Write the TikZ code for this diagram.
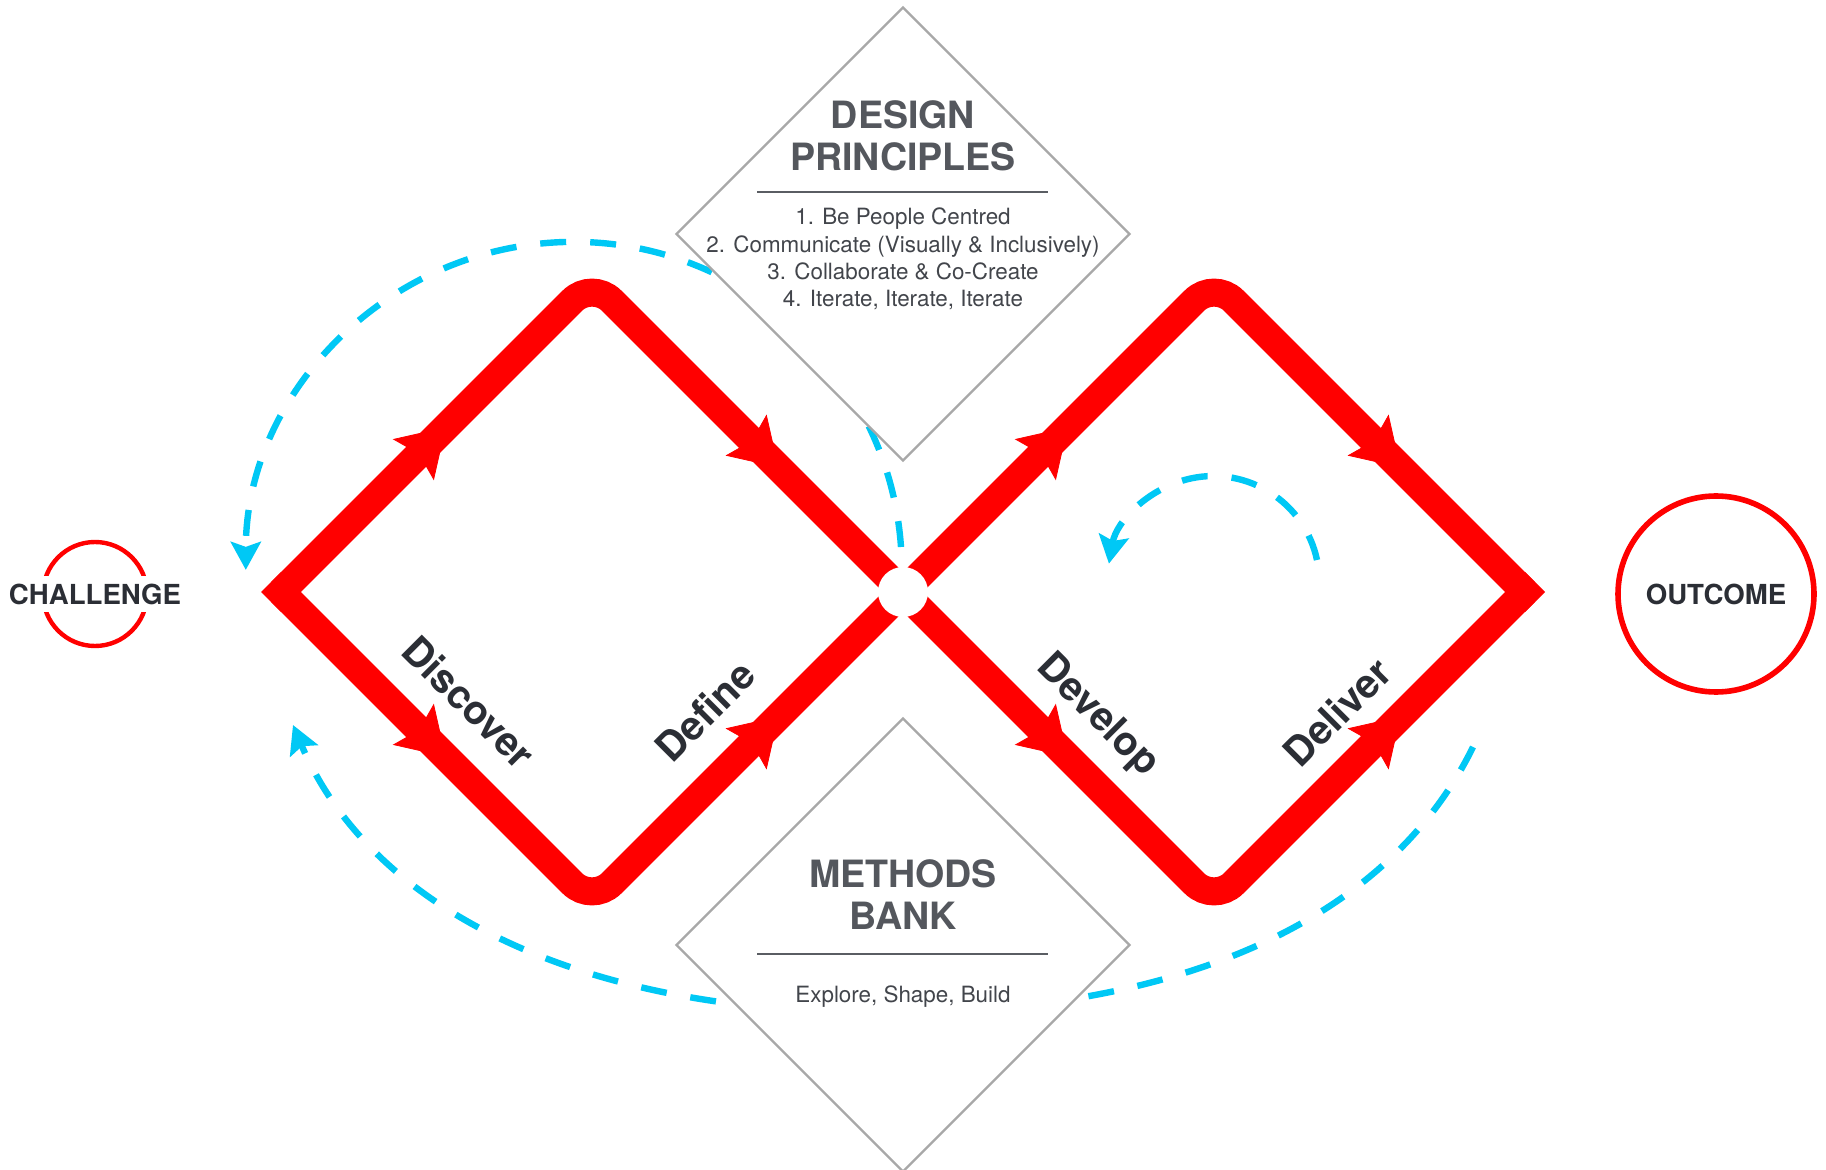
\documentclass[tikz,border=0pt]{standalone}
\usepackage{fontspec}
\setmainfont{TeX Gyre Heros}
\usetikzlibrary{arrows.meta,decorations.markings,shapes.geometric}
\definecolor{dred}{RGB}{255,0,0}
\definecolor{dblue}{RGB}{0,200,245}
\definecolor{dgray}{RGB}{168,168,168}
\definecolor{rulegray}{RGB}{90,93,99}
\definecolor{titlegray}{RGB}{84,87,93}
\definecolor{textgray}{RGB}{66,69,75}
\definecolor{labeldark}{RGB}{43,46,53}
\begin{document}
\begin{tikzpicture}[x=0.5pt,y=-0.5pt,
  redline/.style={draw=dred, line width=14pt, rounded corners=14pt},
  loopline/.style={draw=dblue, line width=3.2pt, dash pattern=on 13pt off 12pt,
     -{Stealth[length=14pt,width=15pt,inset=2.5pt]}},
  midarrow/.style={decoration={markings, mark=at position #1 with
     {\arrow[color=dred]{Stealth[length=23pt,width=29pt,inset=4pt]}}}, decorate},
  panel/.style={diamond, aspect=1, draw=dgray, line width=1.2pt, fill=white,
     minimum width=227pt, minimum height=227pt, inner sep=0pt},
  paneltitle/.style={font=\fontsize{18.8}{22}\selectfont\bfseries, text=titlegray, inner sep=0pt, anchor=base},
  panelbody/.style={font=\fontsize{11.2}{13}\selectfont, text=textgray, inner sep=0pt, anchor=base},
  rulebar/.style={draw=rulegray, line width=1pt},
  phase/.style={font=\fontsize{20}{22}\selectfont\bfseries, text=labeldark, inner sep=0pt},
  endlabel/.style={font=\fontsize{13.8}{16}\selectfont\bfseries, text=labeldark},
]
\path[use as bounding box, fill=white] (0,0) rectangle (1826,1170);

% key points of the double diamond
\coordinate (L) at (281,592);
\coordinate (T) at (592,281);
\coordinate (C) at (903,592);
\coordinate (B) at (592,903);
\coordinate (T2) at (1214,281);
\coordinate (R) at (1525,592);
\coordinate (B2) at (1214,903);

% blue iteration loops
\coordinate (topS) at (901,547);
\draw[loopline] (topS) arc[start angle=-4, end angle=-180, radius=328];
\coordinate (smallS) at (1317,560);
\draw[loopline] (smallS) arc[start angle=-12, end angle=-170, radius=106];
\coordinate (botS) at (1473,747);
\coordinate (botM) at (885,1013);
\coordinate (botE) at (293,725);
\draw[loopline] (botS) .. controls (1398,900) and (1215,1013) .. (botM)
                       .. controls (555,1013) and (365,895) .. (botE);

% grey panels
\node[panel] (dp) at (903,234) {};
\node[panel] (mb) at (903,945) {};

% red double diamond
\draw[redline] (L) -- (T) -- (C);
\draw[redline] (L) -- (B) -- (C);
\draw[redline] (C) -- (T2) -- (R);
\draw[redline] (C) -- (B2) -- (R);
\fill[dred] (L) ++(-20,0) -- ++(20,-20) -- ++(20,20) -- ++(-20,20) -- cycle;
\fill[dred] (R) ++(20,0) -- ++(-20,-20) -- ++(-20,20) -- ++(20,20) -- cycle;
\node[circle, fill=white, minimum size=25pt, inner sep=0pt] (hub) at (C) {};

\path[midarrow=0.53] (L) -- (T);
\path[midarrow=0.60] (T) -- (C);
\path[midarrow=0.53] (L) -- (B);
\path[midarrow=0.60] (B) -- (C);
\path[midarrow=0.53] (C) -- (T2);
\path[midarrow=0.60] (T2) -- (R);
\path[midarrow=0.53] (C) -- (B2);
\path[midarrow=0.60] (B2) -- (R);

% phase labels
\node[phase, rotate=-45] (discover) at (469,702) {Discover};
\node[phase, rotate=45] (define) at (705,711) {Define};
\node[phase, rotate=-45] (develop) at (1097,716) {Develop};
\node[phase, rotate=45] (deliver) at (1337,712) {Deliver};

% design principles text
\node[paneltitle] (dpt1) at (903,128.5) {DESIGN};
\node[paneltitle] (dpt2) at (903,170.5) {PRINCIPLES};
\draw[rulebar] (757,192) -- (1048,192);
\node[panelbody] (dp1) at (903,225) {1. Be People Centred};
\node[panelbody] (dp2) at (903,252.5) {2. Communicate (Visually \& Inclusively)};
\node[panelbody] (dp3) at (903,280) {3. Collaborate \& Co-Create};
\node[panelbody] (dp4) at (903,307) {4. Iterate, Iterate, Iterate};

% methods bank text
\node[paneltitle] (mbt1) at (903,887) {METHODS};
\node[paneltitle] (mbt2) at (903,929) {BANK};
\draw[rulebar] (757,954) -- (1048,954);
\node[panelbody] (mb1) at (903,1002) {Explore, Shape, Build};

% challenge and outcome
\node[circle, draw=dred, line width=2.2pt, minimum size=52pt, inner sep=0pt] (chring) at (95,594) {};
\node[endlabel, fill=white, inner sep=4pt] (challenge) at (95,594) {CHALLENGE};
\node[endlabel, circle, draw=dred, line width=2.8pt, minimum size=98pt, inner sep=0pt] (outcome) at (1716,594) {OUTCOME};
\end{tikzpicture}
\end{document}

____

→ **EXERCISE DESCRIPTION**
Leave out the pictures and restate everything else word for word.

→ **SOLUTION FOR THIS PROBLEM**
Write the TikZ code for this diagram.
\documentclass[tikz,border=0pt]{standalone}
\usepackage{fontspec}
\setmainfont{TeX Gyre Heros}
\usetikzlibrary{arrows.meta,decorations.markings,shapes.geometric}
\definecolor{dred}{RGB}{255,0,0}
\definecolor{dblue}{RGB}{0,200,245}
\definecolor{dgray}{RGB}{168,168,168}
\definecolor{rulegray}{RGB}{90,93,99}
\definecolor{titlegray}{RGB}{84,87,93}
\definecolor{textgray}{RGB}{66,69,75}
\definecolor{labeldark}{RGB}{43,46,53}
\begin{document}
\begin{tikzpicture}[x=0.5pt,y=-0.5pt,
  redline/.style={draw=dred, line width=14pt, rounded corners=14pt},
  loopline/.style={draw=dblue, line width=3.2pt, dash pattern=on 13pt off 12pt,
     -{Stealth[length=14pt,width=15pt,inset=2.5pt]}},
  midarrow/.style={decoration={markings, mark=at position #1 with
     {\arrow[color=dred]{Stealth[length=23pt,width=29pt,inset=4pt]}}}, decorate},
  panel/.style={diamond, aspect=1, draw=dgray, line width=1.2pt, fill=white,
     minimum width=227pt, minimum height=227pt, inner sep=0pt},
  paneltitle/.style={font=\fontsize{18.8}{22}\selectfont\bfseries, text=titlegray, inner sep=0pt, anchor=base},
  panelbody/.style={font=\fontsize{11.2}{13}\selectfont, text=textgray, inner sep=0pt, anchor=base},
  rulebar/.style={draw=rulegray, line width=1pt},
  phase/.style={font=\fontsize{20}{22}\selectfont\bfseries, text=labeldark, inner sep=0pt},
  endlabel/.style={font=\fontsize{13.8}{16}\selectfont\bfseries, text=labeldark},
]
\path[use as bounding box, fill=white] (0,0) rectangle (1826,1170);

% key points of the double diamond
\coordinate (L) at (281,592);
\coordinate (T) at (592,281);
\coordinate (C) at (903,592);
\coordinate (B) at (592,903);
\coordinate (T2) at (1214,281);
\coordinate (R) at (1525,592);
\coordinate (B2) at (1214,903);

% blue iteration loops
\coordinate (topS) at (901,547);
\draw[loopline] (topS) arc[start angle=-4, end angle=-180, radius=328];
\coordinate (smallS) at (1317,560);
\draw[loopline] (smallS) arc[start angle=-12, end angle=-170, radius=106];
\coordinate (botS) at (1473,747);
\coordinate (botM) at (885,1013);
\coordinate (botE) at (293,725);
\draw[loopline] (botS) .. controls (1398,900) and (1215,1013) .. (botM)
                       .. controls (555,1013) and (365,895) .. (botE);

% grey panels
\node[panel] (dp) at (903,234) {};
\node[panel] (mb) at (903,945) {};

% red double diamond
\draw[redline] (L) -- (T) -- (C);
\draw[redline] (L) -- (B) -- (C);
\draw[redline] (C) -- (T2) -- (R);
\draw[redline] (C) -- (B2) -- (R);
\fill[dred] (L) ++(-20,0) -- ++(20,-20) -- ++(20,20) -- ++(-20,20) -- cycle;
\fill[dred] (R) ++(20,0) -- ++(-20,-20) -- ++(-20,20) -- ++(20,20) -- cycle;
\node[circle, fill=white, minimum size=25pt, inner sep=0pt] (hub) at (C) {};

\path[midarrow=0.53] (L) -- (T);
\path[midarrow=0.60] (T) -- (C);
\path[midarrow=0.53] (L) -- (B);
\path[midarrow=0.60] (B) -- (C);
\path[midarrow=0.53] (C) -- (T2);
\path[midarrow=0.60] (T2) -- (R);
\path[midarrow=0.53] (C) -- (B2);
\path[midarrow=0.60] (B2) -- (R);

% phase labels
\node[phase, rotate=-45] (discover) at (469,702) {Discover};
\node[phase, rotate=45] (define) at (705,711) {Define};
\node[phase, rotate=-45] (develop) at (1097,716) {Develop};
\node[phase, rotate=45] (deliver) at (1337,712) {Deliver};

% design principles text
\node[paneltitle] (dpt1) at (903,128.5) {DESIGN};
\node[paneltitle] (dpt2) at (903,170.5) {PRINCIPLES};
\draw[rulebar] (757,192) -- (1048,192);
\node[panelbody] (dp1) at (903,225) {1. Be People Centred};
\node[panelbody] (dp2) at (903,252.5) {2. Communicate (Visually \& Inclusively)};
\node[panelbody] (dp3) at (903,280) {3. Collaborate \& Co-Create};
\node[panelbody] (dp4) at (903,307) {4. Iterate, Iterate, Iterate};

% methods bank text
\node[paneltitle] (mbt1) at (903,887) {METHODS};
\node[paneltitle] (mbt2) at (903,929) {BANK};
\draw[rulebar] (757,954) -- (1048,954);
\node[panelbody] (mb1) at (903,1002) {Explore, Shape, Build};

% challenge and outcome
\node[circle, draw=dred, line width=2.2pt, minimum size=52pt, inner sep=0pt] (chring) at (95,594) {};
\node[endlabel, fill=white, inner sep=4pt] (challenge) at (95,594) {CHALLENGE};
\node[endlabel, circle, draw=dred, line width=2.8pt, minimum size=98pt, inner sep=0pt] (outcome) at (1716,594) {OUTCOME};
\end{tikzpicture}
\end{document}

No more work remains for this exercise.